The mass balance of glaciers is influenced by their bed elevation below sea level, surface melt, and ocean-induced ice melt at calving fronts. It is essential to know the glacier thickness, bed elevation and fjord bathymetry to interpret the glacier evolution in the ongoing warm climate. Traditional methods for mapping ice thickness from radar sounding fail in the terminal valleys occupied by glaciers and near glacier calving fronts because of challenging conditions: side returns, rough surface, warm ice, water inclusions. We had to explore new ways to infer ice thickness. The advent of modern airborne gravimeters capable of sub milligal precision made it possible to explore the usage of gravity. Such instrument had been used widely for oil and mineral surveys and we applied it to glacier ice.
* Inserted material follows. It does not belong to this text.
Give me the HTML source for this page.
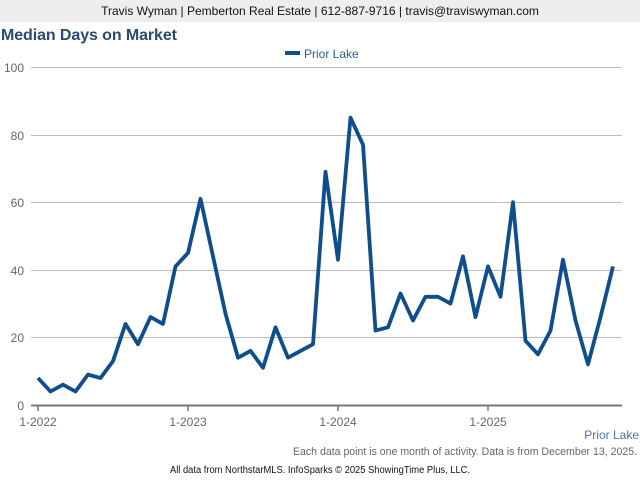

In this dissertation, we use airborne gravity data collected in August 2012 with a 0.5 mGal precision at a spatial resolution 750 m, combined with measurements of the fjord bathymetry and mass conservation reconstruction solution to obtain novel mapping of bed topography for several glaciers in Greenland. We use both 2D and 3D modeling to interpret the gravity data in these areas. The models are heavily constrained by geological information as much as we got, such as ocean bathymetry data, rock density information from Geological Survey of Denmark and Greenland with the selection of more optimized initial solutions. We use the gravity misfit to quantify the uncertainty of the inversion. The inversion significantly reduces the gravity misfit from the initial bed, as expected. The gravity misfit ranges from -3 to +3 mGal, the nominal precision of our bed mapping is about 60 m. Our study demonstrated the practical use of high-resolution airborne gravity to fill critical gaps in bed elevation in Greenland, especially in deep fjords that cannot be surveyed with deep radar sounders. The results provide more definite view of the bed topography of these major glaciers system than available previously, meanwhile, at a spatial resolution of 750 m along the trough and with an average precision of about 60 m. However, more precise rock information or supplementary data e.g., magnetic data is needed because of the difficulty in associating with space-varying geology/density.
This study provides simple guidelines for utilizing gravity data to obtain glaciers bed topography and then to understand glaciers' evolution in ongoing warm climate for both ocean and atmosphere.